AVL Tree
Overview¶
An AVL tree is a self-balancing binary search tree named after inventors Adelson-Velsky and Landis. It maintains a strict height balance property where the heights of the two child subtrees of any node differ by at most one, guaranteeing O(log n) time complexity for all operations.
Structure¶
An AVL tree is organized as a binary search tree where each node contains: - A key (and optional value) - Pointers to left and right children - A height or balance factor
The balance factor of a node is calculated as: height(left subtree) - height(right subtree). In a valid AVL tree, every node's balance factor must be -1, 0, or +1.
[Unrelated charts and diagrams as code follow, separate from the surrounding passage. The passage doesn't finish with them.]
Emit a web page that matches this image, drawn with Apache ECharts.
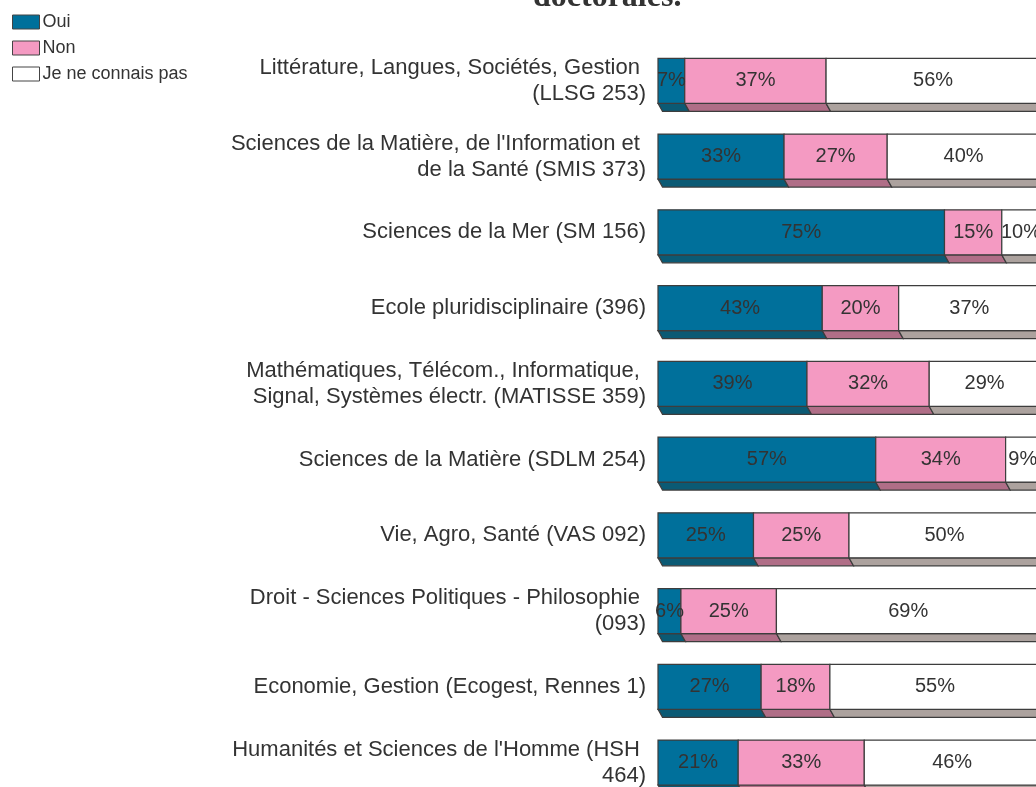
<!DOCTYPE html>
<html><head><meta charset="utf-8">
<script src="https://cdn.jsdelivr.net/npm/echarts@6/dist/echarts.min.js"></script>
<style>html,body{margin:0;padding:0;background:#fff}#c{width:1036px;height:787px}</style>
</head><body><div id="c"></div>
<script>
const categories = [
  "Littérature, Langues, Sociétés, Gestion \n(LLSG 253)",
  "Sciences de la Matière, de l'Information et \nde la Santé (SMIS 373)",
  "Sciences de la Mer (SM 156)",
  "Ecole pluridisciplinaire (396)",
  "Mathématiques, Télécom., Informatique, \nSignal, Systèmes électr. (MATISSE 359)",
  "Sciences de la Matière (SDLM 254)",
  "Vie, Agro, Santé (VAS 092)",
  "Droit - Sciences Politiques - Philosophie \n(093)",
  "Economie, Gestion (Ecogest, Rennes 1)",
  "Humanités et Sciences de l'Homme (HSH \n464)"
];
const oui = [7, 33, 75, 43, 39, 57, 25, 6, 27, 21];
const non = [37, 27, 15, 20, 32, 34, 25, 25, 18, 33];
const nsp = [56, 40, 10, 37, 29, 9, 50, 69, 55, 46];
const seriesNames = ['Oui', 'Non', 'Je ne connais pas'];
const titleText = 'doctorales.';

const frontColors = ['#00709b', '#f49ac2', '#ffffff'];
const sideColors = ['#0b5a74', '#b06e87', '#aca29e'];
const values = [oui, non, nsp];

function buildData(k) {
  return categories.map((c, i) => {
    let s = 0;
    for (let j = 0; j < k; j++) s += values[j][i];
    return [i, s, s + values[k][i], values[k][i]];
  });
}

function renderItem(params, api) {
  const k = params.seriesIndex;
  const cat = api.value(0), s = api.value(1), e = api.value(2), v = api.value(3);
  const p0 = api.coord([s, cat]);
  const p1 = api.coord([e, cat]);
  const band = api.size([0, 1])[1];
  const h = band * 0.594;
  const y0 = p0[1] - h / 2, y1 = p0[1] + h / 2;
  const dx = 4.5, dy = 8;
  return {
    type: 'group',
    children: [
      { type: 'polygon', z2: 1,
        shape: { points: [[p0[0], y1], [p1[0], y1], [p1[0] + dx, y1 + dy], [p0[0] + dx, y1 + dy]] },
        style: { fill: sideColors[k], stroke: '#3d3d3d', lineWidth: 1.2 } },
      { type: 'rect', z2: 2,
        shape: { x: p0[0], y: y0, width: p1[0] - p0[0], height: h },
        style: { fill: frontColors[k], stroke: '#3d3d3d', lineWidth: 1.2 } },
      { type: 'text', z2: 100,
        style: { text: v + '%', x: (p0[0] + p1[0]) / 2, y: p0[1], align: 'center', verticalAlign: 'middle',
                 fontSize: 20, fontFamily: 'Liberation Sans, Arial, sans-serif', fill: '#333' } }
    ]
  };
}

const chart = echarts.init(document.getElementById('c'), null, { renderer: 'canvas' });
chart.setOption({
  animation: false,
  backgroundColor: '#ffffff',
  title: {
    text: titleText, left: 533, top: -18, padding: 0,
    textStyle: { fontFamily: 'Liberation Serif, Times New Roman, serif', fontWeight: 'bold', fontSize: 32, color: '#333' }
  },
  legend: {
    orient: 'vertical', left: 12, top: 13, padding: 0,
    itemWidth: 27, itemHeight: 14, itemGap: 8,
    textStyle: { fontFamily: 'Liberation Sans, Arial, sans-serif', fontSize: 18, color: '#333', lineHeight: 18, padding: [0, 0, 0, -2] },
    data: seriesNames.map((n, k) => ({ name: n, icon: 'rect',
      itemStyle: { color: frontColors[k], borderColor: '#444', borderWidth: 1 } }))
  },
  grid: { left: 658, top: 43, width: 382, height: 757.4, containLabel: false, outerBoundsMode: 'none' },
  xAxis: { type: 'value', min: 0, max: 100, show: false },
  yAxis: {
    type: 'category', data: categories, inverse: true,
    axisLine: { show: false }, axisTick: { show: false }, splitLine: { show: false },
    axisLabel: { fontFamily: 'Liberation Sans, Arial, sans-serif', fontSize: 22, lineHeight: 26, color: '#333', margin: 12, align: 'right' }
  },
  series: seriesNames.map((n, k) => ({
    name: n, type: 'custom', renderItem: renderItem,
    itemStyle: { color: frontColors[k] },
    encode: { x: [1, 2], y: 0 },
    data: buildData(k)
  }))
});
</script>
</body></html>
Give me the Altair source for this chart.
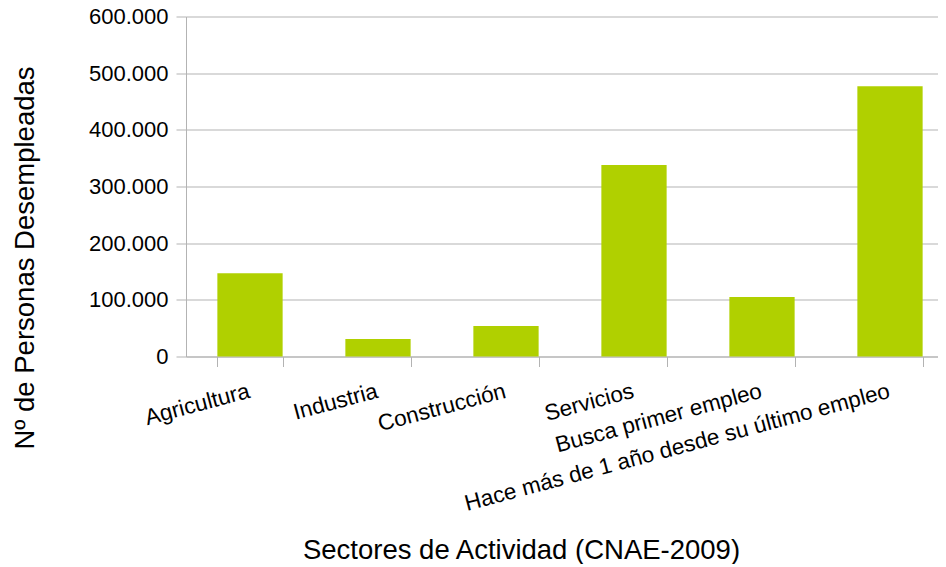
import altair as alt
import pandas as pd

categories = ["Agricultura", "Industria", "Construcción", "Servicios",
              "Busca primer empleo", "Hace más de 1 año desde su último empleo"]
values = [147000, 31000, 54000, 338000, 105000, 477000]
y_ticks = [0, 100000, 200000, 300000, 400000, 500000, 600000]

df = pd.DataFrame({"sector": categories, "value": values})

FONT = "Liberation Sans"
GRAY = "#b3b3b3"

chart = alt.Chart(df).mark_bar(color="#b0d000").encode(
    x=alt.X("sector:N", sort=categories,
            scale=alt.Scale(paddingInner=0.49, paddingOuter=0.245),
            axis=alt.Axis(title="Sectores de Actividad (CNAE-2009)",
                          labelAngle=-15, labelAlign="right", labelBaseline="top",
                          labelPadding=13, labelOffset=-4, labelFontSize=22.5, labelFont=FONT,
                          labelColor="black", labelLimit=0,
                          tickBand="extent", tickSize=10, tickColor=GRAY,
                          domainColor=GRAY, grid=False,
                          titleFont=FONT, titleFontSize=27.5, titleFontWeight="normal",
                          titleColor="black", titleX=335, titleY=201.5,
                          titleAlign="center", titleBaseline="alphabetic")),
    y=alt.Y("value:Q",
            scale=alt.Scale(domain=[0, 600000], nice=False),
            axis=alt.Axis(title="Nº de Personas Desempleadas", values=y_ticks,
                          labelExpr="replace(format(datum.value, ','), ',', '.')",
                          labelFontSize=22, labelFont=FONT, labelColor="black",
                          labelPadding=8, tickSize=10, tickColor=GRAY,
                          domainColor=GRAY, gridColor=GRAY,
                          titleFont=FONT, titleFontSize=27.5, titleFontWeight="normal",
                          titleColor="black", titleAngle=270, titleX=-153, titleY=241,
                          titleAlign="center", titleBaseline="alphabetic")),
).properties(
    width=768, height=340,
    autosize=alt.AutoSizeParams(type="none"),
    padding={"left": 178, "top": 8.5, "right": -16, "bottom": 207},
).configure_view(stroke=None)

chart.save("out.html", embed_options={"renderer": "svg", "actions": False})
Balance Property: For every node N, the height difference between its left and right subtrees is at most 1: |height(N.left) - height(N.right)| <= 1
When insertions or deletions violate this property, the tree performs rotations to restore balance. The tree uses four types of rotations: - Left Rotation (LL): Used when right subtree is too tall - Right Rotation (RR): Used when left subtree is too tall - Left-Right Rotation (LR): Used for left-heavy then right-heavy imbalance - Right-Left Rotation (RL): Used for right-heavy then left-heavy imbalance
Operations¶
Access: Accessing elements by index is not directly supported. To access the nth smallest element, you would need to perform an in-order traversal, which takes O(n) time. AVL trees are optimized for key-based operations, not index-based access.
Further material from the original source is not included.